┏━━

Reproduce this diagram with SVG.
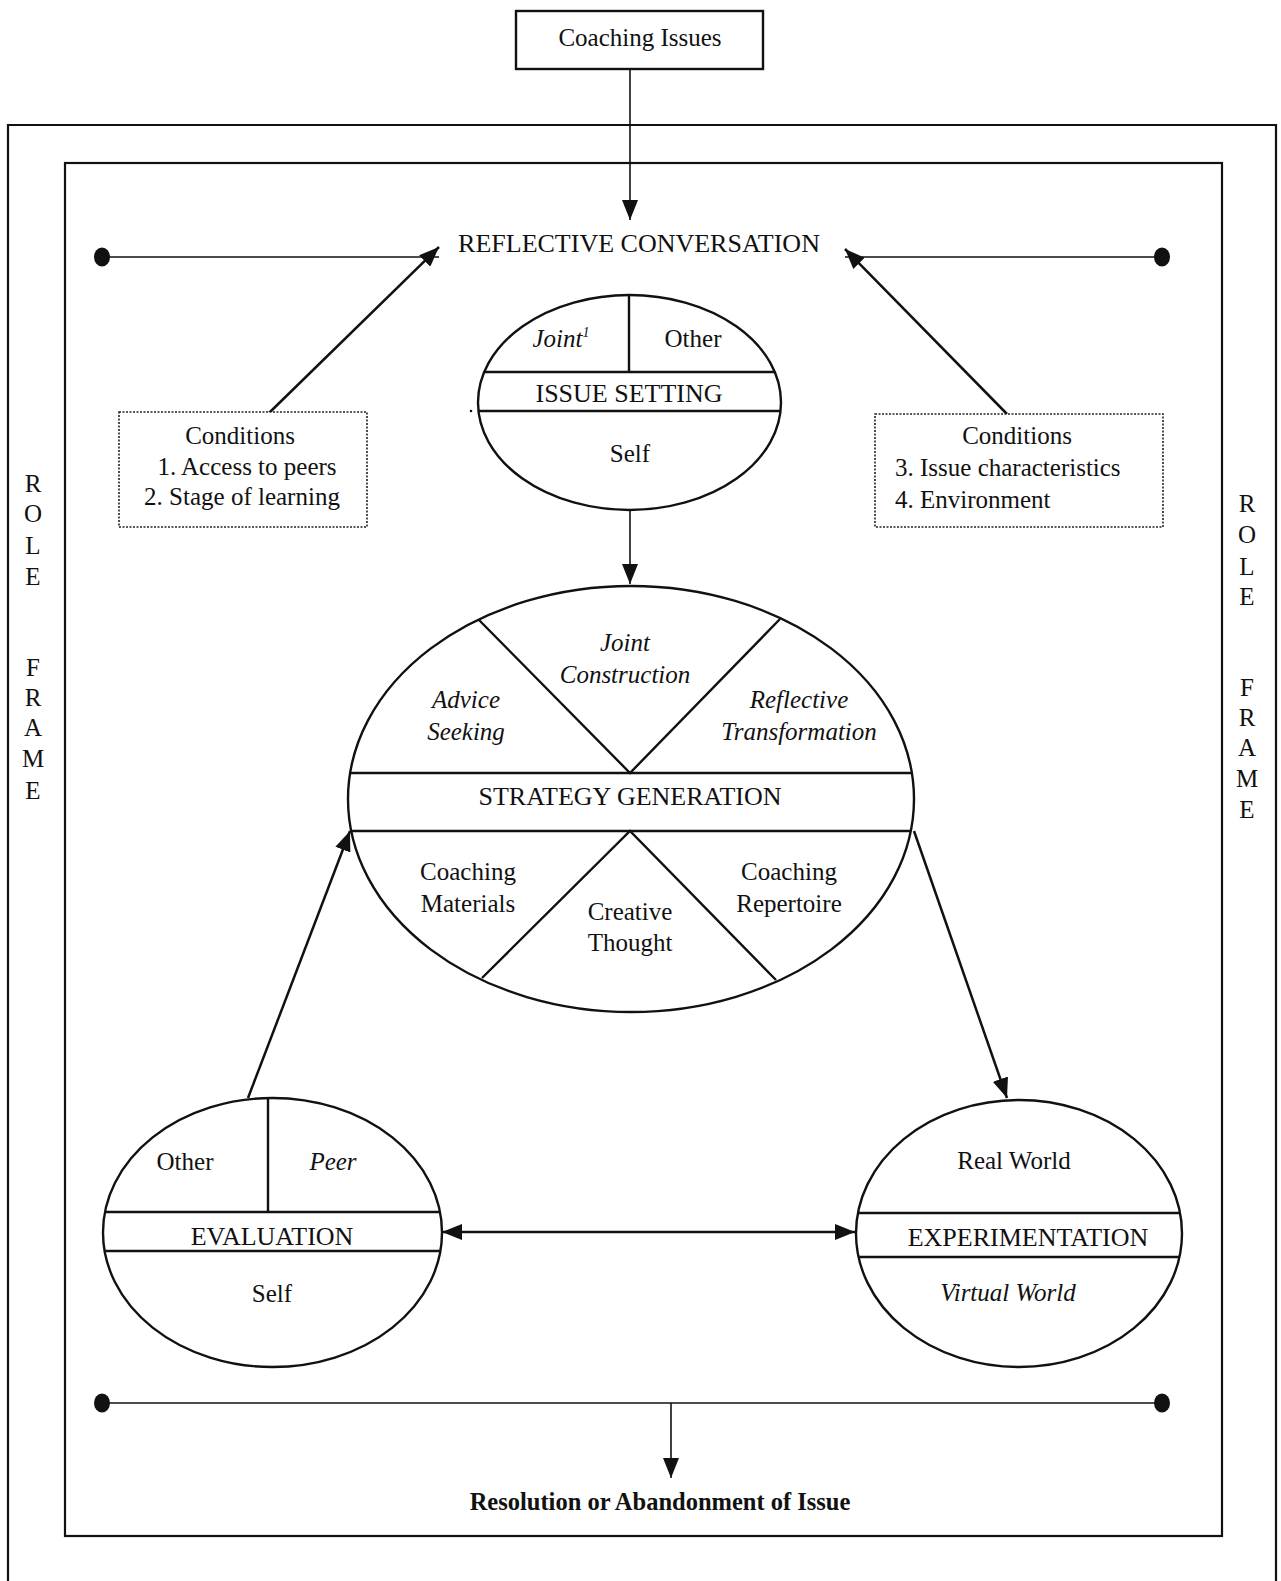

┗━━
┏━━

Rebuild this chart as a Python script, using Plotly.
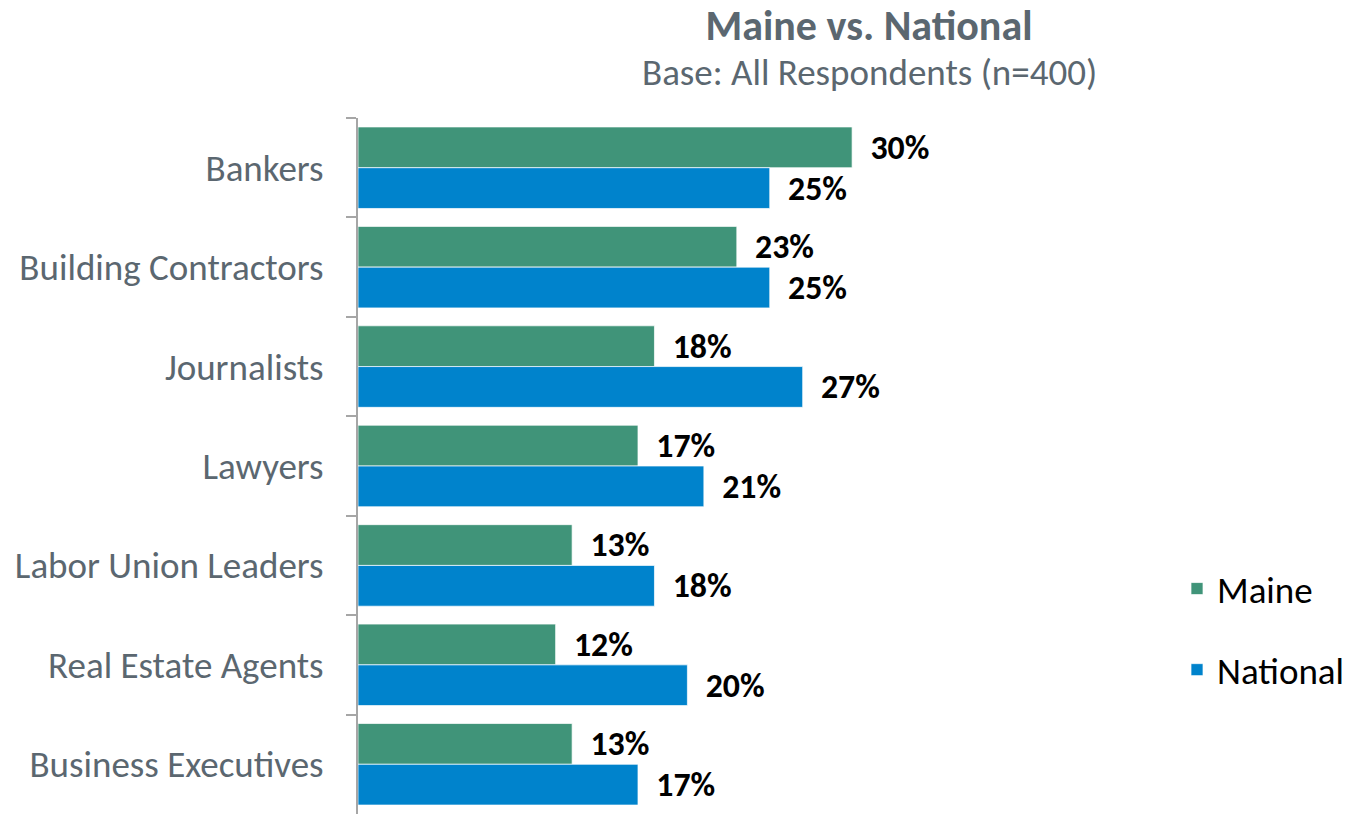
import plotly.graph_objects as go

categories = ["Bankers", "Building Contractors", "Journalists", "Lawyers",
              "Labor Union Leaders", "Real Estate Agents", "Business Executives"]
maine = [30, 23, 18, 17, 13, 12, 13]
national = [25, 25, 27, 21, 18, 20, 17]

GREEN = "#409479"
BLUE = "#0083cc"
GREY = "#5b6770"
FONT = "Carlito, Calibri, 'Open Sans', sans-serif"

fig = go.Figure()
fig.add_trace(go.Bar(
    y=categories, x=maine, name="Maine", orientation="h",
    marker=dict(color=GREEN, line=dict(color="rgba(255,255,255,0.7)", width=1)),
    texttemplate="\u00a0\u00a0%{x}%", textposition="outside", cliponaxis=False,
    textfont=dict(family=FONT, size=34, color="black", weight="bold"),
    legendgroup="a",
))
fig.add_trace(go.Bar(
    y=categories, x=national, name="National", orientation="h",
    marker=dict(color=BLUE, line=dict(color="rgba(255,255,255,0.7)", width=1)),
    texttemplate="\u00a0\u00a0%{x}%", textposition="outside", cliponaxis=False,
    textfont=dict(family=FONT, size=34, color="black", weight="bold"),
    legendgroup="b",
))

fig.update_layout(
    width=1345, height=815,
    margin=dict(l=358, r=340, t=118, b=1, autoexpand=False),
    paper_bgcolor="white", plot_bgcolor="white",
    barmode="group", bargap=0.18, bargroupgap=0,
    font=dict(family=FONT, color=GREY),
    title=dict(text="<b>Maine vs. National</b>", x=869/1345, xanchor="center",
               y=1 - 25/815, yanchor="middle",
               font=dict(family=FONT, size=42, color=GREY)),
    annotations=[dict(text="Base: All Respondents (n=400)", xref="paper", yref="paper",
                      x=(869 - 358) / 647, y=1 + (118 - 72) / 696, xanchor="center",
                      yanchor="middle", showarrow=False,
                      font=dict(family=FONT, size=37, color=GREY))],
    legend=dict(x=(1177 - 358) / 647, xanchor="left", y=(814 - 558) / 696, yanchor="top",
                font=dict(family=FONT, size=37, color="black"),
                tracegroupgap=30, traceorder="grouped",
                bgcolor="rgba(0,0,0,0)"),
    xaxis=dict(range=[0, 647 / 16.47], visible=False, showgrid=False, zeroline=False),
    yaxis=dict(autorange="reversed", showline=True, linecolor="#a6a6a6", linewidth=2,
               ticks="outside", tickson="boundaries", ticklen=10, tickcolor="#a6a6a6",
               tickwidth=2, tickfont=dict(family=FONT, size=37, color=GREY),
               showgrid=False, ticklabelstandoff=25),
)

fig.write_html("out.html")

┗━━
┏━━

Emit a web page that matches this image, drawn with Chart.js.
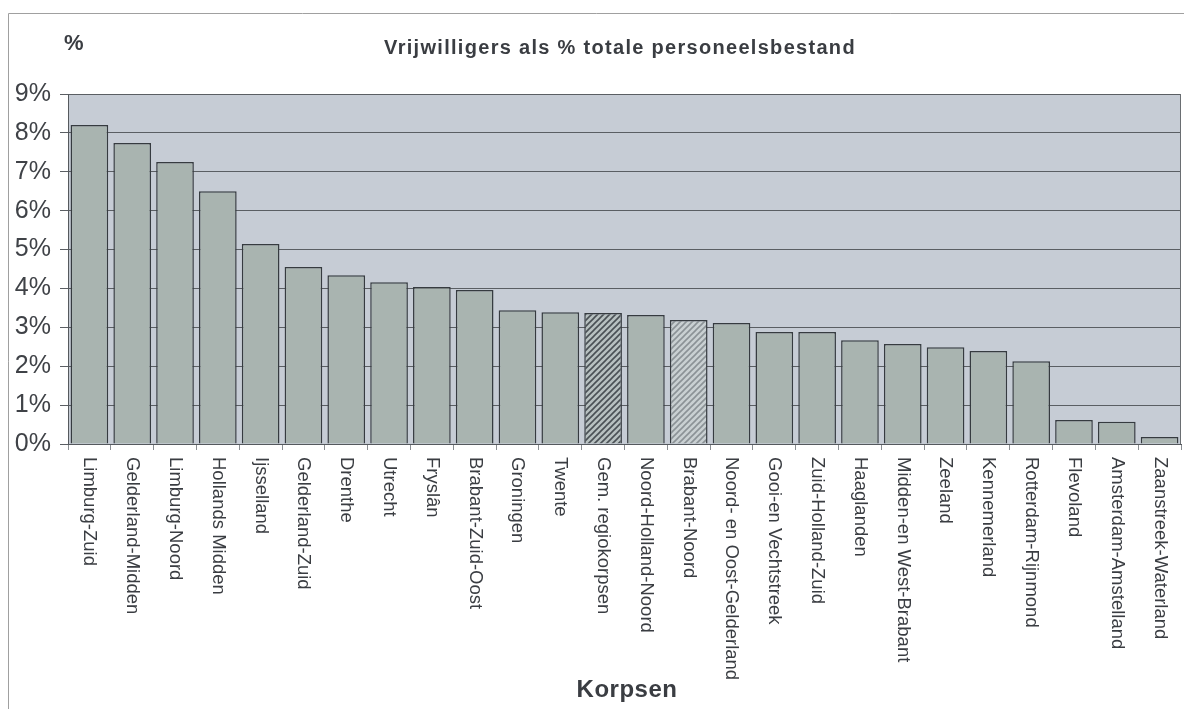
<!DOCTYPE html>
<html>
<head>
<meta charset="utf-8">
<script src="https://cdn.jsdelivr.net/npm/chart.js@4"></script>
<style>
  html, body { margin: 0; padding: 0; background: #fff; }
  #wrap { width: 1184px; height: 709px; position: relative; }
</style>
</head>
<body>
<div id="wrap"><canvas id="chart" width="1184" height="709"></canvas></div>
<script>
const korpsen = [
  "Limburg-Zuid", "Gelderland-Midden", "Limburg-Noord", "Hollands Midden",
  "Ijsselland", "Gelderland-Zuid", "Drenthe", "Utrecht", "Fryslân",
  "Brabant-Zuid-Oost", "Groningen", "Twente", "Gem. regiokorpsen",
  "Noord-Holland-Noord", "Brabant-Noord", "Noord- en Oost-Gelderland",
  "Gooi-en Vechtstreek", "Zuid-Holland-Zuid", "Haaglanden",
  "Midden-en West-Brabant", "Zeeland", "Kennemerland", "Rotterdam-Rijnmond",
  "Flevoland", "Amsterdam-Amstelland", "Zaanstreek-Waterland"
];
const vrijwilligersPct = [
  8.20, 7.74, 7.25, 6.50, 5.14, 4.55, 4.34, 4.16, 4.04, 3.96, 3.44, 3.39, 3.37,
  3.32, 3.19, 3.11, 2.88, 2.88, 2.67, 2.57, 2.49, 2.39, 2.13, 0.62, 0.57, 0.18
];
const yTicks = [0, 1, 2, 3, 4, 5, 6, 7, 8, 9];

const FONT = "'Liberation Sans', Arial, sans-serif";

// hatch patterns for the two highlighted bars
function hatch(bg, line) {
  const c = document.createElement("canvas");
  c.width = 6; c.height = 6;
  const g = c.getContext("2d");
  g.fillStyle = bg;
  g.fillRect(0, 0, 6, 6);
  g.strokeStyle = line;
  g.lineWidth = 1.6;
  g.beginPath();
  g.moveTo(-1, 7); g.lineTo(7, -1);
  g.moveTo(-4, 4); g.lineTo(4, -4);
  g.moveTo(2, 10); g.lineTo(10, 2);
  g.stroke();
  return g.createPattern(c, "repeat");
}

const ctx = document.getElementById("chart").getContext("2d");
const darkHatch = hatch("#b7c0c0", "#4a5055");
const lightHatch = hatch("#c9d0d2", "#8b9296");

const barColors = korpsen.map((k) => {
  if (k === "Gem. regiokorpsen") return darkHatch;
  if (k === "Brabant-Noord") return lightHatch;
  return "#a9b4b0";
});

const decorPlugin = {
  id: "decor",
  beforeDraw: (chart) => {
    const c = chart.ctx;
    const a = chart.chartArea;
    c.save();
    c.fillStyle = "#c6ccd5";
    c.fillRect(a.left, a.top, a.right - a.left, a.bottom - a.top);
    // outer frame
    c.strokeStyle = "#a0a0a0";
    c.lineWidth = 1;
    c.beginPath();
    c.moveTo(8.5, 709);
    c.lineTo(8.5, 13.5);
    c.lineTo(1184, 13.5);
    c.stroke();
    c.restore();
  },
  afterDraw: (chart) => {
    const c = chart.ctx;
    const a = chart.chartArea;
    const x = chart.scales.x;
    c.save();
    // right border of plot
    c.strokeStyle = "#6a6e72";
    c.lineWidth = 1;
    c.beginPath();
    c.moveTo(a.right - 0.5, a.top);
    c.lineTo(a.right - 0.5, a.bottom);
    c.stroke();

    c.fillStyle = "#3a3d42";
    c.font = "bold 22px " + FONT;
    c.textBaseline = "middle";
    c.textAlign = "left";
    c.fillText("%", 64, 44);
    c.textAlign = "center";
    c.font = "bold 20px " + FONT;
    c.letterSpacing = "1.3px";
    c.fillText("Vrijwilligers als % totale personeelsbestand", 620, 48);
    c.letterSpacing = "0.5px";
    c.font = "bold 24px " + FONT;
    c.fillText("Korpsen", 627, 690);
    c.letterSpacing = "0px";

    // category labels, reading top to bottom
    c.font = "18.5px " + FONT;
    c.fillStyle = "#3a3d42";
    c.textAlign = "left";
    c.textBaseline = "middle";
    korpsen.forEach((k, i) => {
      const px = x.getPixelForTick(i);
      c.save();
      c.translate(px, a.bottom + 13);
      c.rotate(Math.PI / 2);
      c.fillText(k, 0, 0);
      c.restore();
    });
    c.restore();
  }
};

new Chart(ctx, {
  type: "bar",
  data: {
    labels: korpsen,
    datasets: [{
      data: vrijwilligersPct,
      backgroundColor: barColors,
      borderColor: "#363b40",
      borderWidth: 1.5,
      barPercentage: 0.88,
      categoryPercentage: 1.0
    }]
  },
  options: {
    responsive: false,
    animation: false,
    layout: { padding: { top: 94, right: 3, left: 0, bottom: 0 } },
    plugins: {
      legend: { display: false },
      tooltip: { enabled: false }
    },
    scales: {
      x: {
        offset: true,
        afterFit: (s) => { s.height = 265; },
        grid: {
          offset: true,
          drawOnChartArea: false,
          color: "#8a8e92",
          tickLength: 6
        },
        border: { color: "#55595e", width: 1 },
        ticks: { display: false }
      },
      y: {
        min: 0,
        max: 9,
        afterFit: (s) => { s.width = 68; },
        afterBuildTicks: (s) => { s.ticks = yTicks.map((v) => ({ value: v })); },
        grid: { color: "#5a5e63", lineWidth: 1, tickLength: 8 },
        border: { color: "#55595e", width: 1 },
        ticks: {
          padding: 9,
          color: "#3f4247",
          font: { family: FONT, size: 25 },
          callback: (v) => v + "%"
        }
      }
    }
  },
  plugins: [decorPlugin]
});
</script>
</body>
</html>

┗━━

■ **WRITTEN PROBLEM**:
Find how many lines of the material carry the string "this". Only the number should be in the answer.

■ **FINAL ANSWER**:
3